▶ _What to do_
Return the records that follow unaltered. Omit every picture.

▶ _Supplied material_
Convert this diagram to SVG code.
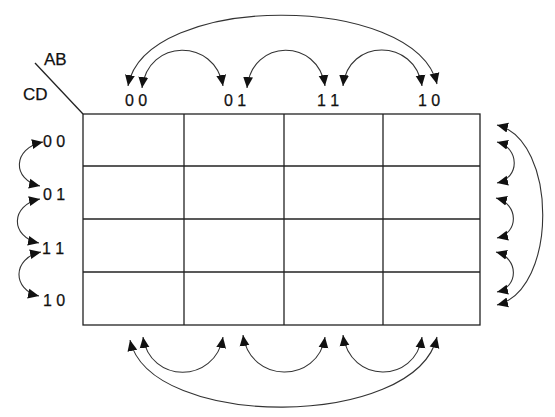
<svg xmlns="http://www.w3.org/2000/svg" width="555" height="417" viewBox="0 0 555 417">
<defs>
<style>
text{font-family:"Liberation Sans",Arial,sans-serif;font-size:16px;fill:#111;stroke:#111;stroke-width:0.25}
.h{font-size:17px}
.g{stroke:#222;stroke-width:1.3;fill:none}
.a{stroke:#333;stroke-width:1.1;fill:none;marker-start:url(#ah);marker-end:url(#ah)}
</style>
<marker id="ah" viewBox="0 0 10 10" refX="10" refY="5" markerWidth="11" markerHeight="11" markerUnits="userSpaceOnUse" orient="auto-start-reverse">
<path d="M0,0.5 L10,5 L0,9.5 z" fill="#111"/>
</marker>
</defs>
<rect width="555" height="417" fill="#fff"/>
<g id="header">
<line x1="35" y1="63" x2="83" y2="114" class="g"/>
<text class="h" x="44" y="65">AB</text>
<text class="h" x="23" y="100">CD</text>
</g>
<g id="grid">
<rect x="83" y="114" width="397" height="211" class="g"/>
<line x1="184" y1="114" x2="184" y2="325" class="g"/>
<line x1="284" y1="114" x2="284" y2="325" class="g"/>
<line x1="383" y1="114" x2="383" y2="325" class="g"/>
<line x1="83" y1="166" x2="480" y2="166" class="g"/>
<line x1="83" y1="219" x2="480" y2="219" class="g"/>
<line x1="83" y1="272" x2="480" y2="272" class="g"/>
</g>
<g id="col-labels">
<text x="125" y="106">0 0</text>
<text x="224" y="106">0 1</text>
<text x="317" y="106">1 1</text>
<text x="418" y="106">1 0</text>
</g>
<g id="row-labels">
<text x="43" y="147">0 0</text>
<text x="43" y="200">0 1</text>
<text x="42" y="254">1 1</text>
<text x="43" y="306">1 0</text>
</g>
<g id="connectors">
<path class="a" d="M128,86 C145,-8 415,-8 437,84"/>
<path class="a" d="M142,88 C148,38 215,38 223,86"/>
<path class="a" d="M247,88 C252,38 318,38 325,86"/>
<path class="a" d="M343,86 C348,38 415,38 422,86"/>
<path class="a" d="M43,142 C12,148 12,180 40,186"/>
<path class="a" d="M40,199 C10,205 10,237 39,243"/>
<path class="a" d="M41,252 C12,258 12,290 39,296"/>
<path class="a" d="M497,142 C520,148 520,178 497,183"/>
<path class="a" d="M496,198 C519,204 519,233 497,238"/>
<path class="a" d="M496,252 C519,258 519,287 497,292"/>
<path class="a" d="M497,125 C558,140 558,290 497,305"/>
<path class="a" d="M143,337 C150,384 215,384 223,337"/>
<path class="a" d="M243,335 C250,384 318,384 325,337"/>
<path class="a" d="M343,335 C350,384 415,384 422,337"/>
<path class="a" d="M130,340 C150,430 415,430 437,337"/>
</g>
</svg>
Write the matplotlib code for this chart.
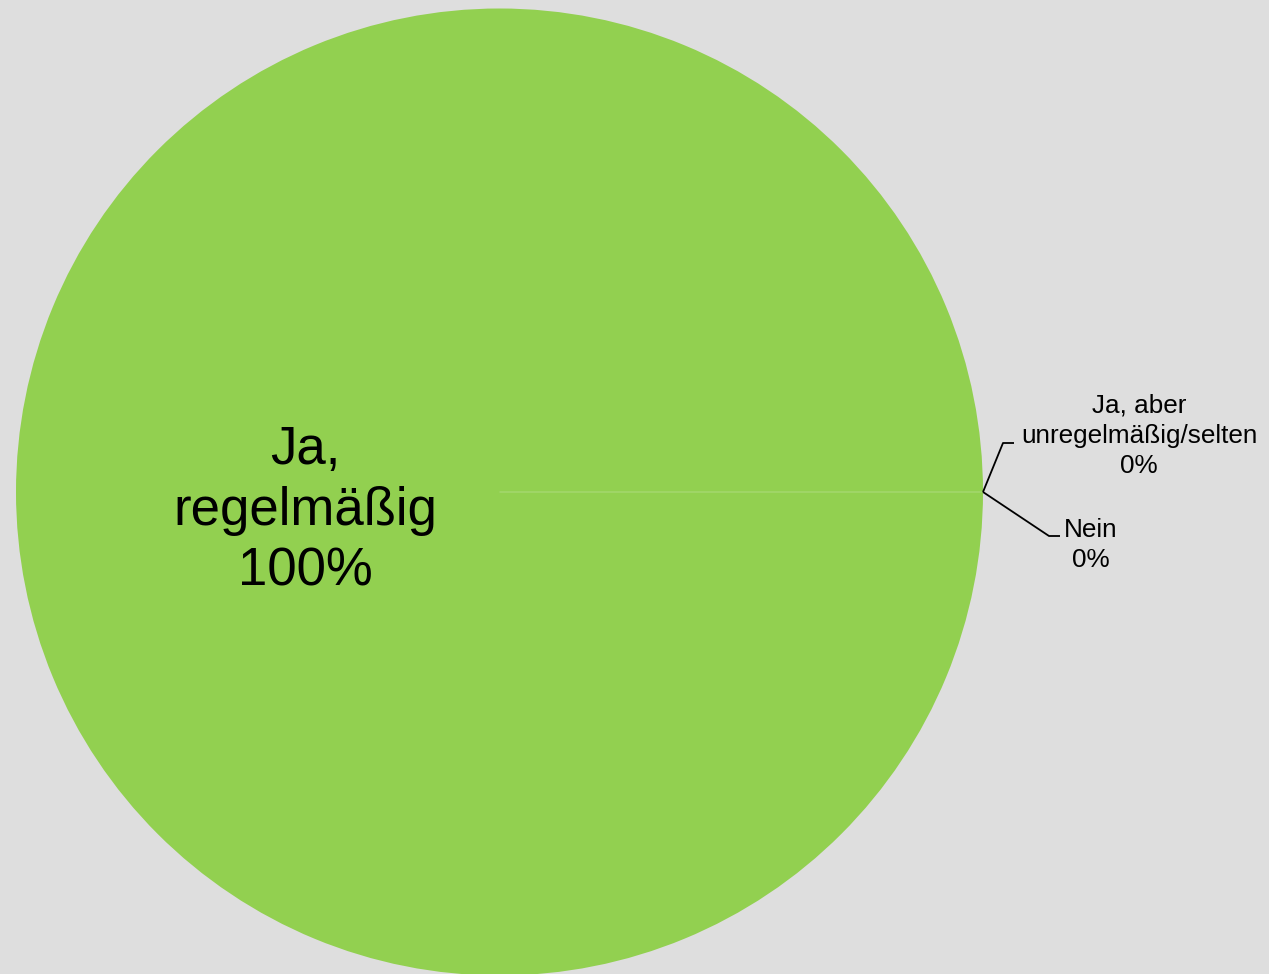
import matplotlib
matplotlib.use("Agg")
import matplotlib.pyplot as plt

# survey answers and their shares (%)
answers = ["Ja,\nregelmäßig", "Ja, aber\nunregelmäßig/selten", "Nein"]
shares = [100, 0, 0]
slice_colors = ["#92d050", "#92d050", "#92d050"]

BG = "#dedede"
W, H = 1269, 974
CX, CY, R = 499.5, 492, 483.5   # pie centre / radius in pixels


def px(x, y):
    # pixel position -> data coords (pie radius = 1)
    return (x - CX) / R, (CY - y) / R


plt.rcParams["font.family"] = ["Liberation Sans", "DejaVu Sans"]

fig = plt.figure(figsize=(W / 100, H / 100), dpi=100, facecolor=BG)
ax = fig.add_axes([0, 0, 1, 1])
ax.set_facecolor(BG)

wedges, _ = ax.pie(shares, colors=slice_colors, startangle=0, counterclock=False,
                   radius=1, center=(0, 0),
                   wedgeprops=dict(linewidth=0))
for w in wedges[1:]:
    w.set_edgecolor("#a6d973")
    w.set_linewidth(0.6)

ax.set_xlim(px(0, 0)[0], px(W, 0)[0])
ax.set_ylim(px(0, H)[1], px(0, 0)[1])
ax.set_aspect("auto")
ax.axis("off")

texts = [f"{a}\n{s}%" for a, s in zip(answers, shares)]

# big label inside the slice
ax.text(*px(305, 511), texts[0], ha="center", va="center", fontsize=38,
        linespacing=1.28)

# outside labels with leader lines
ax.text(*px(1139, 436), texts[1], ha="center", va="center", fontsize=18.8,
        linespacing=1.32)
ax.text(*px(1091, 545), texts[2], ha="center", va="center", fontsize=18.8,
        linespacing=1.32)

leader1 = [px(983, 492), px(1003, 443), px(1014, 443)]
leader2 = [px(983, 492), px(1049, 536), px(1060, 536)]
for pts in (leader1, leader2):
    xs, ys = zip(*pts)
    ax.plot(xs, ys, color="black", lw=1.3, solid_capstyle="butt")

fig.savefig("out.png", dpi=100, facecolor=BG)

▶ _Solution to the problem_
Convert this diagram to SVG code.
<svg xmlns="http://www.w3.org/2000/svg" width="555" height="417" viewBox="0 0 555 417">
<defs>
<style>
text{font-family:"Liberation Sans",Arial,sans-serif;font-size:16px;fill:#111;stroke:#111;stroke-width:0.25}
.h{font-size:17px}
.g{stroke:#222;stroke-width:1.3;fill:none}
.a{stroke:#333;stroke-width:1.1;fill:none;marker-start:url(#ah);marker-end:url(#ah)}
</style>
<marker id="ah" viewBox="0 0 10 10" refX="10" refY="5" markerWidth="11" markerHeight="11" markerUnits="userSpaceOnUse" orient="auto-start-reverse">
<path d="M0,0.5 L10,5 L0,9.5 z" fill="#111"/>
</marker>
</defs>
<rect width="555" height="417" fill="#fff"/>
<g id="header">
<line x1="35" y1="63" x2="83" y2="114" class="g"/>
<text class="h" x="44" y="65">AB</text>
<text class="h" x="23" y="100">CD</text>
</g>
<g id="grid">
<rect x="83" y="114" width="397" height="211" class="g"/>
<line x1="184" y1="114" x2="184" y2="325" class="g"/>
<line x1="284" y1="114" x2="284" y2="325" class="g"/>
<line x1="383" y1="114" x2="383" y2="325" class="g"/>
<line x1="83" y1="166" x2="480" y2="166" class="g"/>
<line x1="83" y1="219" x2="480" y2="219" class="g"/>
<line x1="83" y1="272" x2="480" y2="272" class="g"/>
</g>
<g id="col-labels">
<text x="125" y="106">0 0</text>
<text x="224" y="106">0 1</text>
<text x="317" y="106">1 1</text>
<text x="418" y="106">1 0</text>
</g>
<g id="row-labels">
<text x="43" y="147">0 0</text>
<text x="43" y="200">0 1</text>
<text x="42" y="254">1 1</text>
<text x="43" y="306">1 0</text>
</g>
<g id="connectors">
<path class="a" d="M128,86 C145,-8 415,-8 437,84"/>
<path class="a" d="M142,88 C148,38 215,38 223,86"/>
<path class="a" d="M247,88 C252,38 318,38 325,86"/>
<path class="a" d="M343,86 C348,38 415,38 422,86"/>
<path class="a" d="M43,142 C12,148 12,180 40,186"/>
<path class="a" d="M40,199 C10,205 10,237 39,243"/>
<path class="a" d="M41,252 C12,258 12,290 39,296"/>
<path class="a" d="M497,142 C520,148 520,178 497,183"/>
<path class="a" d="M496,198 C519,204 519,233 497,238"/>
<path class="a" d="M496,252 C519,258 519,287 497,292"/>
<path class="a" d="M497,125 C558,140 558,290 497,305"/>
<path class="a" d="M143,337 C150,384 215,384 223,337"/>
<path class="a" d="M243,335 C250,384 318,384 325,337"/>
<path class="a" d="M343,335 C350,384 415,384 422,337"/>
<path class="a" d="M130,340 C150,430 415,430 437,337"/>
</g>
</svg>
Write the matplotlib code for this chart.
import matplotlib
matplotlib.use("Agg")
import matplotlib.pyplot as plt

# survey answers and their shares (%)
answers = ["Ja,\nregelmäßig", "Ja, aber\nunregelmäßig/selten", "Nein"]
shares = [100, 0, 0]
slice_colors = ["#92d050", "#92d050", "#92d050"]

BG = "#dedede"
W, H = 1269, 974
CX, CY, R = 499.5, 492, 483.5   # pie centre / radius in pixels


def px(x, y):
    # pixel position -> data coords (pie radius = 1)
    return (x - CX) / R, (CY - y) / R


plt.rcParams["font.family"] = ["Liberation Sans", "DejaVu Sans"]

fig = plt.figure(figsize=(W / 100, H / 100), dpi=100, facecolor=BG)
ax = fig.add_axes([0, 0, 1, 1])
ax.set_facecolor(BG)

wedges, _ = ax.pie(shares, colors=slice_colors, startangle=0, counterclock=False,
                   radius=1, center=(0, 0),
                   wedgeprops=dict(linewidth=0))
for w in wedges[1:]:
    w.set_edgecolor("#a6d973")
    w.set_linewidth(0.6)

ax.set_xlim(px(0, 0)[0], px(W, 0)[0])
ax.set_ylim(px(0, H)[1], px(0, 0)[1])
ax.set_aspect("auto")
ax.axis("off")

texts = [f"{a}\n{s}%" for a, s in zip(answers, shares)]

# big label inside the slice
ax.text(*px(305, 511), texts[0], ha="center", va="center", fontsize=38,
        linespacing=1.28)

# outside labels with leader lines
ax.text(*px(1139, 436), texts[1], ha="center", va="center", fontsize=18.8,
        linespacing=1.32)
ax.text(*px(1091, 545), texts[2], ha="center", va="center", fontsize=18.8,
        linespacing=1.32)

leader1 = [px(983, 492), px(1003, 443), px(1014, 443)]
leader2 = [px(983, 492), px(1049, 536), px(1060, 536)]
for pts in (leader1, leader2):
    xs, ys = zip(*pts)
    ax.plot(xs, ys, color="black", lw=1.3, solid_capstyle="butt")

fig.savefig("out.png", dpi=100, facecolor=BG)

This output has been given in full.